Bevor es ans Büfett ging, das die Ehrenamtlichen der Gruppen um die Sprecherinnen Deborah Rupprecht und Cornelia Stark mitgebracht hatten, sangen Gäste und Gefangene besonders inbrünstig „ein Lied, das jedem Anstaltsleiter die Haare zu Berge stehen lässt“, wie der evangelische Gefängnisseelsorger Pfarrer Hans-Christian Heine augenzwinkernd sagte: „Macht hoch die Tür, die Tor macht weit!“

Zur Weihnachtsfeier haben die Gefangenen Zugang, die an den Gruppenangeboten der Ehrenamtlichen unter dem Dach der Gesellschaft für soziale Eingliederung teilnehmen, wie Suchtgruppen, Malgruppen oder Gesprächsgruppen. Darüber hinaus kann nach entsprechender Anmeldung jeder Gefangene teilnehmen, der keine Sicherungsmaßnahme hat. Dass muslimische Gefangene die Weihnachtsfeier in der Anstaltskirche gemeinsam mit christlichen Gefangenen besuchten, ist nichts Außergewöhnliches. „Umgekehrt waren beim muslimischen Zuckerfest mit rund 40 muslimischen Gefangenen in der Anstaltskirche eine Handvoll Christen. Die Muslime haben das als Bereicherung empfunden“, sagte Pfarrer Heine.
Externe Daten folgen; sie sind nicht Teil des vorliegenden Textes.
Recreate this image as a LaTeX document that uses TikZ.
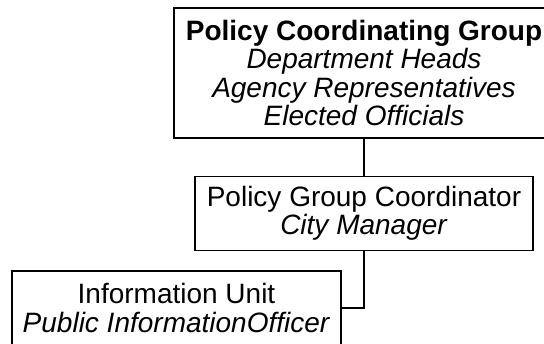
\documentclass[tikz,border=0pt]{standalone}
\usepackage{fontspec}
\setmainfont{Liberation Sans}

\begin{document}
\begin{tikzpicture}[x=0.5pt,y=-0.5pt,
    every node/.style={rectangle,draw,align=center,inner sep=0pt,
      font=\fontsize{14}{14.25}\selectfont}]
    \clip (0,0) rectangle (544,343);

    \node[line width=1pt,minimum width=190pt,minimum height=65pt] (PCG) at (364,73)
      {\textbf{Policy Coordinating Group}\\ \textit{Department Heads}\\
       \textit{Agency Representatives}\\ \textit{Elected Officials}};
    \node[line width=0.6pt,minimum width=169pt,minimum height=37pt] (PGC) at (364,213.5)
      {Policy Group Coordinator\\ \textit{City Manager}};
    \node[line width=0.6pt,minimum width=164.5pt,minimum height=37pt] (IU) at (176.5,308)
      {Information Unit\\ \textit{Public InformationOfficer}};

    \path[-] (PCG) edge[draw=black,line width=0.6pt] (PGC);
    \draw[line width=0.6pt] (PGC.south) |- (IU.east);
  \end{tikzpicture}
\end{document}
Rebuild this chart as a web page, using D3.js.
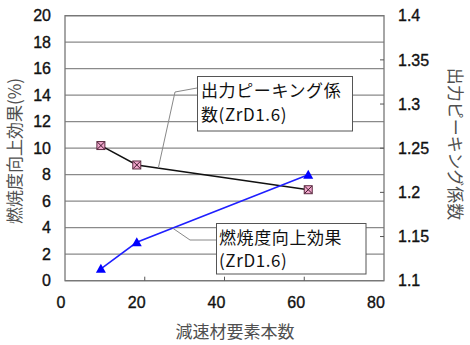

Gemeinsam mit seinen katholischen Kollegen Pfarrer Stefan Schwarz und Gemeindereferent Gregor Heuer betreut er zurzeit auch die muslimischen Gefangenen, stellt ihnen auf Wunsch Gebetsteppiche zur Verfügung und klärt per Kompass die Gebetsrichtung zur Kaaba in Mekka. Schon länger sei die Anstalt auf der Suche nach muslimischen Geistlichen gewesen, aber bei Moscheegemeinden nicht fündig geworden, so Pfarrer Heine. Jetzt sei es aber gelungen, mit einem Ehepaar zwei Religionspädagogen und Islamwissenschaftler des gemeinnützigen Vereins ANqA – Verein für transkulturelle Bildung – auf Honorarbasis zu gewinnen, die ab Mitte Januar 2019 wöchentlich islamische religiöse Gruppenstunden und an einem Vormittag Einzelgespräche anbieten. „Wir wollen mit diesen Angeboten einer Radikalisierung entgegenwirken“, sagte Binnenbruck.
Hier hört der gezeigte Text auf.